Conceptual Overview and Discussion

The term going native is indicative of the 1900 colonial imaginary in which Western science constructed the non-Western world as being inhabited by the objects of science, or “natives.” Colonizers were conceived as being at the top of the human evolutionary ladder, but also as being at risk of being corrupted and falling from their moral pinnacle if they adopted non-Western knowledge systems, values, and beliefs.

In anthropology, this term is usually attributed to Bronislaw Malinowski, who formulated ethnographic field work as a paradigm and reflected on the relationship between researcher and the object of study. Based on his research experience in New Guinea, Malinowski suggested that in order to be able to grasp peoples' perspectives, their relationship to life, and their vision of the world, researchers should go native by taking part in peoples' social lives.

Since then, ethnographic field work has become a research method to explore communities and their patterns of social interaction, cultural meanings, institutional infrastructure, and process of change and conflict. This method is inductive and has been used for discovering issues and questions researchers were not previously aware of. By becoming participant insiders, as opposed to being mere observers, researchers can be able to feel, think, and even behave as insiders or natives. Accordingly, by “being there,” the researcher has access to events, behavior, and contextual dynamics that enrich the experiential method in which the researcher becomes the instrument of data collection.

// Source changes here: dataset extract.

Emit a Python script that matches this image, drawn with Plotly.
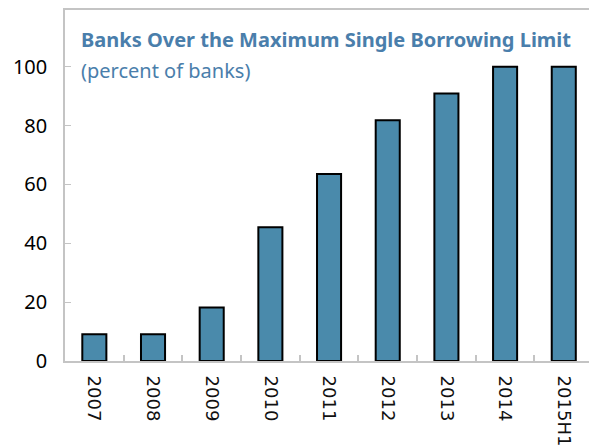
import plotly.graph_objects as go

# Share of banks above the maximum single borrowing limit
years = ["2007", "2008", "2009", "2010", "2011", "2012", "2013", "2014", "2015H1"]
share_pct = [9.1, 9.1, 18.2, 45.5, 63.6, 81.8, 90.9, 100.0, 100.0]
y_ticks = [0, 20, 40, 60, 80, 100]

title_main = "Banks Over the Maximum Single Borrowing Limit"
title_sub = "(percent of banks)"

bar_color = "#4A8AAB"
axis_gray = "#C4C4C4"
title_color = "#4A7EAB"

fig = go.Figure(
    go.Bar(
        x=years,
        y=share_pct,
        width=0.41,
        marker=dict(color=bar_color, line=dict(color="#000000", width=2)),
    )
)

fig.update_layout(
    width=589,
    height=446,
    margin=dict(l=65, r=0, t=10, b=85),
    paper_bgcolor="white",
    plot_bgcolor="white",
    showlegend=False,
)

fig.update_xaxes(
    type="category",
    range=[-0.5, 8.43],
    showline=True,
    linecolor=axis_gray,
    linewidth=2,
    mirror=True,
    ticks="inside",
    tickson="boundaries",
    ticklen=6,
    tickcolor=axis_gray,
    tickwidth=1.5,
    tickangle=90,
    ticklabelstandoff=9,
    tickfont=dict(family="DejaVu Sans", size=18, color="#111111"),
    showgrid=False,
)

fig.update_yaxes(
    range=[0, 119.3],
    tickvals=y_ticks,
    showline=True,
    linecolor=axis_gray,
    linewidth=1.5,
    ticks="inside",
    ticklen=6,
    tickcolor=axis_gray,
    ticklabelstandoff=12,
    tickfont=dict(family="Noto Sans", size=20, color="#000000"),
    showgrid=False,
    zeroline=False,
)

fig.add_annotation(
    x=0.027, y=0.915, xref="paper", yref="paper",
    xanchor="left", yanchor="middle",
    text="<b>" + title_main + "</b>",
    showarrow=False,
    font=dict(family="Noto Sans", size=20, color=title_color),
)
fig.add_annotation(
    x=0.027, y=0.829, xref="paper", yref="paper",
    xanchor="left", yanchor="middle",
    text=title_sub,
    showarrow=False,
    font=dict(family="Noto Sans", size=20, color=title_color),
)

fig.write_html("out.html")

Since the research is conducted in the chaos of natural settings, the going-native field work method emphasizes the need to live in a native village for an extended period of time, sometimes years, for constant observation, and for learning the local language, learning exact recording, and separating inference from data. Arguably, collecting a broad range of concrete data such as observed incidences, genealogies, maps, and diagrams showing ownership of land gradually provides the resources for understanding the organization of the society being studied, its customary law and practices, and its culture. Thus, ethnographic data are not gathered only through conversations, observations, rituals, and interviews, but also through personal documents such as research journals, letters to colleagues and friends, and other forms of documentation recording researchers' thoughts and impressions. Going native and colonial fascination with non-Western cultures have led Western scholars to impersonate the sociohistorical role of studied societies through acts of cultural appropriation. This practice has exposed the relationship between colonialism and the production of knowledge and culture.